WHAT TO WORK ON:
Every line of the material is to be quoted verbatim, minus the pictures.

-- BEGIN --

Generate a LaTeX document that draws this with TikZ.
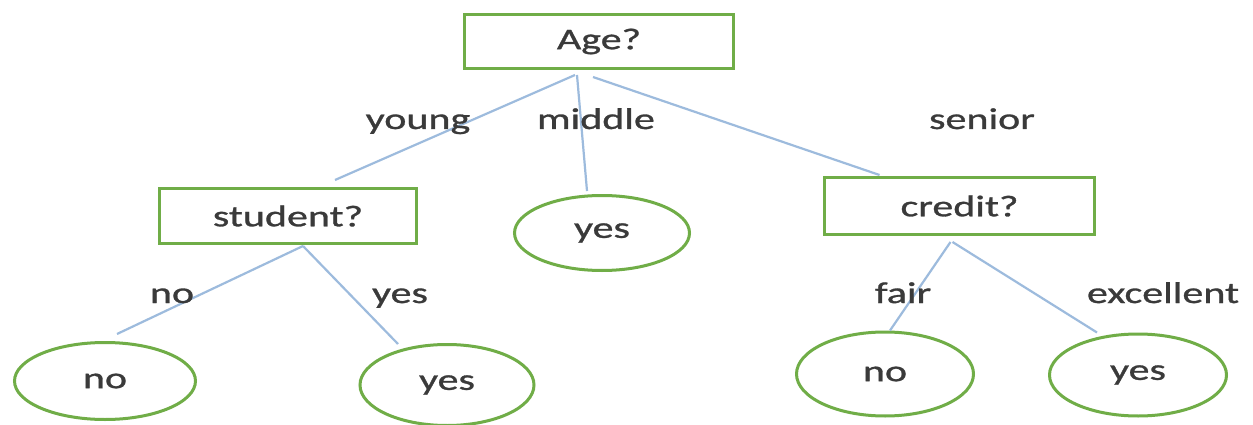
\documentclass[tikz,border=0pt]{standalone}
\usepackage{fontspec}
\setmainfont{Carlito}[FakeStretch=1.4, FakeBold=1]
\usetikzlibrary{shapes.geometric}
\definecolor{leafgreen}{HTML}{70AD47}
\definecolor{branchblue}{HTML}{9DBBDD}
\definecolor{inkgray}{HTML}{3A3A3A}
\tikzset{
  txt/.style={text=inkgray, font=\fontsize{30}{36}\selectfont},
  testbox/.style={txt, draw=leafgreen, line width=3pt, rectangle, inner sep=0pt},
  leaf/.style={txt, draw=leafgreen, line width=3pt, ellipse, inner sep=0pt},
  branch/.style={draw=branchblue, line width=2.2pt},
  lbl/.style={txt, anchor=base, inner sep=0pt}
}
\begin{document}
\begin{tikzpicture}[x=1pt, y=-1pt]
\useasboundingbox[fill=white] (0,0) rectangle (1253,425);

% decision nodes
\node[testbox, minimum width=269pt, minimum height=54pt] (age) at (599,41.5) {Age?};
\node[testbox, minimum width=257pt, minimum height=55pt] (student) at (288,216) {student?};
\node[testbox, minimum width=270pt, minimum height=57pt] (credit) at (959.5,206) {credit?};

% leaves
\node[leaf, minimum width=175pt, minimum height=75pt] (ymid) at (602,233) {yes};
\node[leaf, minimum width=181pt, minimum height=77pt] (nol) at (105,381) {no};
\node[leaf, minimum width=174pt, minimum height=81pt] (yesl) at (447,385) {yes};
\node[leaf, minimum width=177pt, minimum height=84pt] (nor) at (885,374) {no};
\node[leaf, minimum width=177pt, minimum height=82pt] (yesr) at (1138,375) {yes};

% branches
\draw[branch] ([shift={(-24,5)}]age.south) -- ([shift={(47,-7)}]student.north);
\draw[branch] ([shift={(-22,5)}]age.south) -- ([shift={(-15,-3)}]ymid.north);
\draw[branch] ([shift={(-6,7)}]age.south) -- ([shift={(-80,-1)}]credit.north);
\draw[branch] ([shift={(15,1)}]student.south) -- ([shift={(12,-7)}]nol.north);
\draw[branch] ([shift={(15,1)}]student.south) -- ([shift={(-49,1)}]yesl.north);
\draw[branch] ([shift={(-9,6)}]credit.south) -- ([shift={(5,0)}]nor.north);
\draw[branch] ([shift={(-7,6)}]credit.south) -- ([shift={(-41,0)}]yesr.north);

% branch labels
\node[lbl] (lyoung) at (418,129) {young};
\node[lbl] (lmiddle) at (596,129) {middle};
\node[lbl] (lsenior) at (982,129) {senior};
\node[lbl] (lno) at (172,303) {no};
\node[lbl] (lyes) at (400,303) {yes};
\node[lbl] (lfair) at (903,303) {fair};
\node[lbl] (lexc) at (1163,303) {excellent};
\end{tikzpicture}
\end{document}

-- END --

OUTPUT BELOW:
Generate a LaTeX document that draws this with TikZ.
\documentclass[tikz,border=0pt]{standalone}
\usepackage{fontspec}
\setmainfont{Carlito}[FakeStretch=1.4, FakeBold=1]
\usetikzlibrary{shapes.geometric}
\definecolor{leafgreen}{HTML}{70AD47}
\definecolor{branchblue}{HTML}{9DBBDD}
\definecolor{inkgray}{HTML}{3A3A3A}
\tikzset{
  txt/.style={text=inkgray, font=\fontsize{30}{36}\selectfont},
  testbox/.style={txt, draw=leafgreen, line width=3pt, rectangle, inner sep=0pt},
  leaf/.style={txt, draw=leafgreen, line width=3pt, ellipse, inner sep=0pt},
  branch/.style={draw=branchblue, line width=2.2pt},
  lbl/.style={txt, anchor=base, inner sep=0pt}
}
\begin{document}
\begin{tikzpicture}[x=1pt, y=-1pt]
\useasboundingbox[fill=white] (0,0) rectangle (1253,425);

% decision nodes
\node[testbox, minimum width=269pt, minimum height=54pt] (age) at (599,41.5) {Age?};
\node[testbox, minimum width=257pt, minimum height=55pt] (student) at (288,216) {student?};
\node[testbox, minimum width=270pt, minimum height=57pt] (credit) at (959.5,206) {credit?};

% leaves
\node[leaf, minimum width=175pt, minimum height=75pt] (ymid) at (602,233) {yes};
\node[leaf, minimum width=181pt, minimum height=77pt] (nol) at (105,381) {no};
\node[leaf, minimum width=174pt, minimum height=81pt] (yesl) at (447,385) {yes};
\node[leaf, minimum width=177pt, minimum height=84pt] (nor) at (885,374) {no};
\node[leaf, minimum width=177pt, minimum height=82pt] (yesr) at (1138,375) {yes};

% branches
\draw[branch] ([shift={(-24,5)}]age.south) -- ([shift={(47,-7)}]student.north);
\draw[branch] ([shift={(-22,5)}]age.south) -- ([shift={(-15,-3)}]ymid.north);
\draw[branch] ([shift={(-6,7)}]age.south) -- ([shift={(-80,-1)}]credit.north);
\draw[branch] ([shift={(15,1)}]student.south) -- ([shift={(12,-7)}]nol.north);
\draw[branch] ([shift={(15,1)}]student.south) -- ([shift={(-49,1)}]yesl.north);
\draw[branch] ([shift={(-9,6)}]credit.south) -- ([shift={(5,0)}]nor.north);
\draw[branch] ([shift={(-7,6)}]credit.south) -- ([shift={(-41,0)}]yesr.north);

% branch labels
\node[lbl] (lyoung) at (418,129) {young};
\node[lbl] (lmiddle) at (596,129) {middle};
\node[lbl] (lsenior) at (982,129) {senior};
\node[lbl] (lno) at (172,303) {no};
\node[lbl] (lyes) at (400,303) {yes};
\node[lbl] (lfair) at (903,303) {fair};
\node[lbl] (lexc) at (1163,303) {excellent};
\end{tikzpicture}
\end{document}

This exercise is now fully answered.